Green: basic operations
The cheapest of the cheapest, in this order:
- addition, subtraction, comparison (1)
- abs (2)
- multiplication (4)
But even if multiplication is 4 times as expensive as the first group, all of them are very fast to compute. Avoiding a multiplication could make it faster in exceptional cases.
If you can multiply integers with 2 then it is easier, as very cheap bit-shifts can be used. For example 6 = 110, 12 = 1100. Same advantage for floats, but then then the exponent just gets increased by one.
Orange: division and modulus
Division and modulus are more than twice as expensive as multiplication (a weight 10). The division by two or a multiple of two is always a trick, but not much more can be done without having side-effects.

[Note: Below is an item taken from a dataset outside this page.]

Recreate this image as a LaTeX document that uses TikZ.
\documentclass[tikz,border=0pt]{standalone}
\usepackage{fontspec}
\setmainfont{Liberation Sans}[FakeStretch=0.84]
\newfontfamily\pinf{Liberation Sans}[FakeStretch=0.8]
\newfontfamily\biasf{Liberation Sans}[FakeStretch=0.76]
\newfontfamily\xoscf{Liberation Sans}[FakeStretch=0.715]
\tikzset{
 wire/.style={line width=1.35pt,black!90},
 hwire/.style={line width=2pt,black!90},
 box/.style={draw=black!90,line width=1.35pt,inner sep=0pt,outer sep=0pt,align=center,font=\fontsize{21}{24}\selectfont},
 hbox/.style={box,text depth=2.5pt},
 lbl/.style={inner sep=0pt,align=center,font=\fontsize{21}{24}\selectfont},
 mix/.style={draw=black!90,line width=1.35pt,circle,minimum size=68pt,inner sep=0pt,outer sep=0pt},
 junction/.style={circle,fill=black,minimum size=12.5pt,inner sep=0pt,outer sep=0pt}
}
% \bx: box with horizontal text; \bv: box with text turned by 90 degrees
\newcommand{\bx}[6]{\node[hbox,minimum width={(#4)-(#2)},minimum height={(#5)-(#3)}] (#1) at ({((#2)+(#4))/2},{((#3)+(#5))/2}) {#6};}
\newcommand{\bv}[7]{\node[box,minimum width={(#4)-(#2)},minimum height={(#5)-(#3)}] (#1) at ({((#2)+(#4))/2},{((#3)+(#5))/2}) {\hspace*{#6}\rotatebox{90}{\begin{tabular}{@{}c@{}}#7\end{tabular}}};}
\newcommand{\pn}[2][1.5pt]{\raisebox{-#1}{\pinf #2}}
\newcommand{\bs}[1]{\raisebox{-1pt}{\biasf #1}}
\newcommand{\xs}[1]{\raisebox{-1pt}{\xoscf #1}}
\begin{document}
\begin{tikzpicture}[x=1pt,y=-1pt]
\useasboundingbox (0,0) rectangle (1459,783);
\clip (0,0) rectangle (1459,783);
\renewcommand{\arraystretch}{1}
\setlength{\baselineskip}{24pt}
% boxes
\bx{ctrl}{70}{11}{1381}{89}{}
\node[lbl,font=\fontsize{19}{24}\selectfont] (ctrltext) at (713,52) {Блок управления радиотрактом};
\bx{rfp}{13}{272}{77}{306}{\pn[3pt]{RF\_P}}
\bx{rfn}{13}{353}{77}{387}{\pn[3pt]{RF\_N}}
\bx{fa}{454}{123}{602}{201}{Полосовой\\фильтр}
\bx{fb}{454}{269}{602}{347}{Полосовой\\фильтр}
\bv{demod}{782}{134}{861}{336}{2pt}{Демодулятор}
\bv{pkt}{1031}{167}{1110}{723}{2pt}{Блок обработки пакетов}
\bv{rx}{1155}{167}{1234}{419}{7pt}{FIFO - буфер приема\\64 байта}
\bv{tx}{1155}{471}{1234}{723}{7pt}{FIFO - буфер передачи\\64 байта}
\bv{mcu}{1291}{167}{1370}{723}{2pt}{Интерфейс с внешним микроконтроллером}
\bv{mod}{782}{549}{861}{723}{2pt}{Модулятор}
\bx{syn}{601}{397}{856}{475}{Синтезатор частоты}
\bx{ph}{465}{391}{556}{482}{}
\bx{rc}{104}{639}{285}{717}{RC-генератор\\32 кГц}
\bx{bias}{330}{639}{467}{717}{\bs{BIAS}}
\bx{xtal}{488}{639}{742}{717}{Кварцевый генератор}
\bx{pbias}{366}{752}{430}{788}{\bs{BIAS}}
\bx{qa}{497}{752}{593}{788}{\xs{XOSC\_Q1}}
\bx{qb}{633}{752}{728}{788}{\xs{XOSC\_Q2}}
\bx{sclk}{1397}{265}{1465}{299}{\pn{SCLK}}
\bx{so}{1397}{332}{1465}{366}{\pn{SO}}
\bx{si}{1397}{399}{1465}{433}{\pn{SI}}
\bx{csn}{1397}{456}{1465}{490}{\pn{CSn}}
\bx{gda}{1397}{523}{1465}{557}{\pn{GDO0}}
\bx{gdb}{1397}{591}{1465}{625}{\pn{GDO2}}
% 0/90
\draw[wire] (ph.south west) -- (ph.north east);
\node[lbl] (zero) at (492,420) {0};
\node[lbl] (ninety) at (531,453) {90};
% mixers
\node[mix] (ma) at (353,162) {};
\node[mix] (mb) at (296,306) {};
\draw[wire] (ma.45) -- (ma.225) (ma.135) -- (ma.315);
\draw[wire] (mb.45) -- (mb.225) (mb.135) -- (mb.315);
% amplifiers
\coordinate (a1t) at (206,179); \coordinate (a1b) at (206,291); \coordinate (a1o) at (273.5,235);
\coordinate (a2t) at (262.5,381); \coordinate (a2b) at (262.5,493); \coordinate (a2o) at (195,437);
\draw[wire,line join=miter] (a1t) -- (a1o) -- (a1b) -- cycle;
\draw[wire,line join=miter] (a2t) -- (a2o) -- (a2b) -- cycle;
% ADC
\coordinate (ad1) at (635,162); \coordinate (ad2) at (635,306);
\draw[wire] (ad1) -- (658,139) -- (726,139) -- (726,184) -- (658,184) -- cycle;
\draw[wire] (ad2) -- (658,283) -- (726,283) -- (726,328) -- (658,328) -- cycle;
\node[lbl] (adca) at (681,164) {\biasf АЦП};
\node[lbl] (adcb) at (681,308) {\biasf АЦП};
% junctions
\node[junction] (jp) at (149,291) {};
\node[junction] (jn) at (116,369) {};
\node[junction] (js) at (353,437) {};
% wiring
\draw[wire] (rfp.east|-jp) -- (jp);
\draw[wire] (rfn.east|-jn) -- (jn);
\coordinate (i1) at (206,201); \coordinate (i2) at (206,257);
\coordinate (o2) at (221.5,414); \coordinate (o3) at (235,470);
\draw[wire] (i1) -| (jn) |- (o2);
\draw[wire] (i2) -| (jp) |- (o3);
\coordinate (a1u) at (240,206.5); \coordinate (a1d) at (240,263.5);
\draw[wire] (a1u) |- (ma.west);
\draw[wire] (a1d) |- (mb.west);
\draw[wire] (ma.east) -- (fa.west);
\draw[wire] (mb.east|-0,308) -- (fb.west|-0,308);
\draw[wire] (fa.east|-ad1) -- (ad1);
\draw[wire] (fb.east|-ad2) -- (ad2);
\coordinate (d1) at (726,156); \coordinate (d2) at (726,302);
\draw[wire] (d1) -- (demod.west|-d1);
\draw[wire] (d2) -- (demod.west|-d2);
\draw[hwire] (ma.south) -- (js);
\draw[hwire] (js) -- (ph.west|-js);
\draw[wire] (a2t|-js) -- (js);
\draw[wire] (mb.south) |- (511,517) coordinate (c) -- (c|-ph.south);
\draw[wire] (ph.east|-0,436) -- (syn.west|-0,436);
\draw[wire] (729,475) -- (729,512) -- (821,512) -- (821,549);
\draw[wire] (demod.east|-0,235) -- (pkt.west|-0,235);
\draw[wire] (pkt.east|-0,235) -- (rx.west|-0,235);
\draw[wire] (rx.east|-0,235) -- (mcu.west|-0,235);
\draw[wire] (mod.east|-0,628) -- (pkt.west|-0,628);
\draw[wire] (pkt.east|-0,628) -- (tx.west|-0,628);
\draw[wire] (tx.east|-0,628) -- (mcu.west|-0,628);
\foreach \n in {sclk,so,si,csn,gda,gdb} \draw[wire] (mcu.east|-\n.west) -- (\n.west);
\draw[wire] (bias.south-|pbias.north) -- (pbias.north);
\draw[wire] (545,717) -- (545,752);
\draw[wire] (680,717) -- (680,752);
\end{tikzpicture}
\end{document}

If you can replace division by multiplication, you do get a speed-up of more than two. A side-effect is that errors (especially floats) multiply too and you can end up with less precision. Know what you do.
Red: Exp, Sin, Cos, Tan, Sqrt, Pow
On the CPU there is this list:
- exp (50)
- sqrt (??)
- sin, cos, tan (60)
- asin, acos, atan (80)
- pow (100)
If you use a lot of trigoniometry, the first you can do is finding replacements in the formula. There are more of these algorithmic tricks, and that is what we mostly do at StreamComputing when we do algorithmic redesign to come up with a much faster variant.

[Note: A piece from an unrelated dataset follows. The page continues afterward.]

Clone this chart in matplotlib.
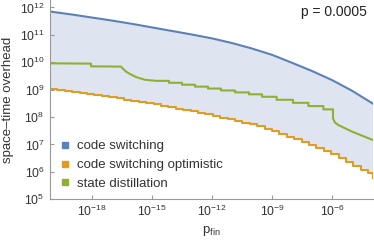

A second option is using fast versions of sqrt and trigonometric functions (the ‘f’ functions). You get less precision but more speed. Most are implemented in AVX+SSE. See for example this code and read the sheets of this presentation by Sony.

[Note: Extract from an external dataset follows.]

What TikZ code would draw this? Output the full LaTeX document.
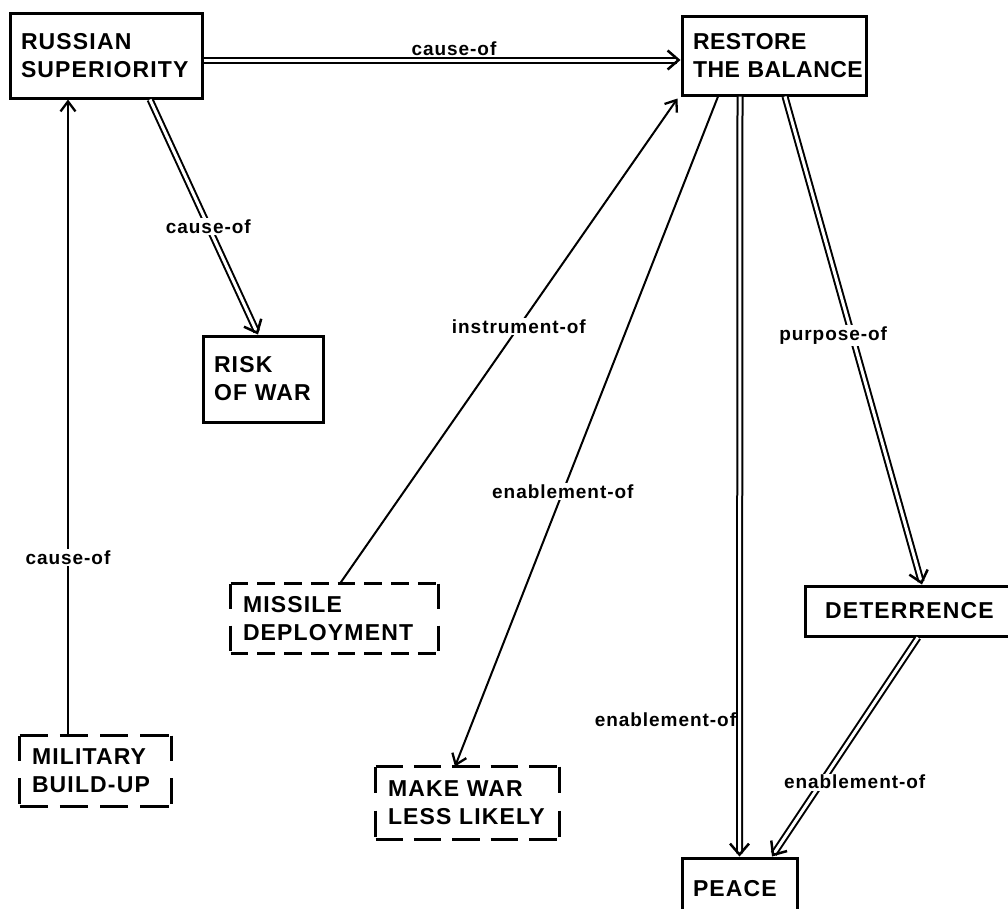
\documentclass[tikz,border=0pt]{standalone}
\usepackage{fontspec}
\setmainfont{Liberation Sans}
\newfontfamily\boxfont[LetterSpace=5]{Liberation Sans}
\newfontfamily\tightfont[LetterSpace=2]{Liberation Sans}
\newfontfamily\lblfont[LetterSpace=5]{Liberation Sans}
\usetikzlibrary{arrows.meta,calc}
\hfuzz=200pt \hbadness=10000
\hyphenpenalty=10000 \exhyphenpenalty=10000
\tikzset{
  box/.style={draw, line width=3pt, inner xsep=11pt, inner ysep=0pt, align=left,
    font=\fontsize{23}{28}\boxfont\bfseries},
  dbox/.style={box, draw=none},
  lbl/.style={font=\fontsize{19}{21}\lblfont\bfseries, fill=white, inner sep=1.5pt},
  sgl/.style={line width=2pt, -{Straight Barb[length=10pt,width=15pt,line width=2.3pt]}},
  dbl/.style={double, double distance=3pt, line width=2pt,
    -{Straight Barb[length=11pt,width=19pt,line width=2.5pt]}},
  dsh/.style={line width=2.8pt}
}
\begin{document}
\begin{tikzpicture}[x=1pt,y=1pt]
\useasboundingbox (0,0) rectangle (1008,-908);
\fill[white] (0,0) rectangle (1008,-908);
% solid boxes
\node[box, minimum width=192, minimum height=85, text width=170] (rs) at (106,-55.5) {RUSSIAN\\SUPERIORITY};
\node[box, minimum width=184, minimum height=79, text width=162, font=\fontsize{23}{28}\tightfont\bfseries] (rb) at (774,-55.5) {RESTORE\\THE~BALANCE};
\node[box, minimum width=120, minimum height=86, text width=98] (rw) at (263,-379) {RISK\\OF~WAR};
\node[box, minimum width=115, minimum height=62, text width=93] (pe) at (739.5,-889) {PEACE};
\node[box, minimum width=217, minimum height=50, text width=195] (de) at (913.5,-611) {\hspace*{9pt}DETERRENCE};
% dashed boxes
\node[dbox, minimum width=205, minimum height=67, text width=183] (md) at (334.5,-618.5) {MISSILE\\DEPLOYMENT};
\node[dbox, minimum width=149, minimum height=68, text width=127] (mb) at (95.5,-771) {MILITARY\\BUILD-UP};
\node[dbox, minimum width=181, minimum height=70, text width=159] (mw) at (467.5,-803) {MAKE~WAR\\LESS~LIKELY};
\draw[dsh, dash pattern=on 17.75pt off 9pt] (md.north west) -- (md.north east);
\draw[dsh, dash pattern=on 17.75pt off 9pt] (md.south west) -- (md.south east);
\draw[dsh, dash pattern=on 25pt off 17pt] (md.north west) -- (md.south west);
\draw[dsh, dash pattern=on 25pt off 17pt] (md.north east) -- (md.south east);
\draw[dsh, dash pattern=on 28.25pt off 12pt] (mb.north west) -- (mb.north east);
\draw[dsh, dash pattern=on 28.25pt off 12pt] (mb.south west) -- (mb.south east);
\draw[dsh, dash pattern=on 25.5pt off 17pt] (mb.north west) -- (mb.south west);
\draw[dsh, dash pattern=on 25.5pt off 17pt] (mb.north east) -- (mb.south east);
\draw[dsh, dash pattern=on 27.4pt off 11pt] (mw.north west) -- (mw.north east);
\draw[dsh, dash pattern=on 27.4pt off 11pt] (mw.south west) -- (mw.south east);
\draw[dsh, dash pattern=on 26pt off 18pt] (mw.north west) -- (mw.south west);
\draw[dsh, dash pattern=on 26pt off 18pt] (mw.north east) -- (mw.south east);
% connectors
\draw[dbl] ([yshift=-4.5pt]rs.east) -- node[lbl, above=2pt, fill=none, xshift=12pt] {cause-of} ([yshift=-4.5pt]rb.west);
\draw[dbl] ([xshift=44pt]rs.south) -- node[lbl, pos=0.54] {cause-of} ([xshift=-5pt]rw.north);
\draw[sgl] ([xshift=-27.5pt]mb.north) -- node[lbl, pos=0.28] {cause-of} ([xshift=-38pt]rs.south);
\draw[sgl] ([xshift=5.5pt]md.north) -- node[lbl, pos=0.53] {instrument-of} ([xshift=-3pt,yshift=-2pt]rb.south west);
\draw[sgl] ([xshift=-56pt]rb.south) -- node[lbl, pos=0.59] {enablement-of} ([xshift=-12.5pt]mw.north);
\draw[dbl] ([xshift=-34pt]rb.south) -- node[lbl, pos=0.82, anchor=east, fill=none, xshift=-1pt] {enablement-of} (pe.north);
\draw[dbl] ([xshift=11pt]rb.south) -- node[lbl, pos=0.49, xshift=-19pt] {purpose-of} ([xshift=8.5pt]de.north);
\draw[dbl] ([xshift=4.5pt]de.south) -- node[lbl, pos=0.66, xshift=33pt] {enablement-of} ([xshift=32.5pt]pe.north);
\end{tikzpicture}
\end{document}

A third option is caching or a form of caching: table look-up, compile-time computing, etc. This is only possible when the number of options are limited, but this works with a lot of slow code.
Want to read more? These two articles are a good start:
Memory & data-structures
Memory operations can be very expensive if you focus on the goal and not on the road to it. Here I start with red, as it shows you the way to get a green flag for your code.
Red: unfixed dimension
If you don’t know how much data you get and you haven’t put efforts in doing batch-like processing to read in data per chunk, then the compiler doesn’t miraculously know it either. The whole idea why annotations work so well is that these force the developer to think about what he or she is doing.
If you think in what you need to finish an algorithm successfully, you get implicit operations such as redim. You probably have heard that unfixed arrays (such as vectors) have bad influence on memory-allocation. It is worse, as requesting more memory is expensive. Also, unpredictable memory sizes can be bad for caching-algorithms.
Orange: predictable data-sizes
Tanenbaum wrote in his book “Structured Computer Organization”:
Consequently, what most machines do when they hit a conditional branch is predict whether it is going to be taken or not. It would be nice if we could just plug a crystal ball into a free PCI slot to help out with the prediction, but so far this approach has not borne fruit.
In other words: the more the programmer tells, the less prediction-mistakes will be made, and the less expensive the execution is.
Having well-defined arrays and alike, makes it possible for the compiler to see if implicit vectorisation and parallellisation are possible. Especially on modern multi-core CPUs with AVX-extensions. These could make a big difference. In OpenCL you can make them explicit with a little bit more effort.
Green: cached and fixed
If you explicitly localize data before actually using it, the compiler will be happy with you. For example, when doing operations using say 10000 rows in the database, specifying-first is much faster. With a database most people have the feeling that the distance between the software and the data is larger, while it can be as fast as operations on main memory.
We don’t live in a time in which you explicitly need to define how memory-operations between the CPU, memory and caches need to be done (as currently on GPUs is still needed). The advantage is much less code, the disadvantage is the idea that it is not needed to show the compiler which data you are going to use.
The killer: repetitions
If you want to run a given extensive algorithm which takes a second, most office-workers don’t complain it is too slow. Say this algorithm computes through a portfolio at a bank. And then this bank has increased the number of portfolios to one million over the years. Then one computer would take 277 hour or 12 computers… almost a whole day. The programmer probably had not in mind much more than 10000 to 30000 portfolios would be needed to be computed a day. They would just run these computations during the night. Above tips would work to dramatically increase performance, without even using OpenCL. Guess once where the killer-speedups were made when they ported to OpenCL.
Exactly, by knowing the cost of an operation.
StreamComputing is about scalability and using multi-core processors, but we gain most speed by re-engineering the algorithm.
How to do it yourself: print out the algorithm and takes three markers: green, red and orange. Mark all areas as described above: this is what you should see when programming. What happens when you see this marked code in front of you? Could you have coded your software differently?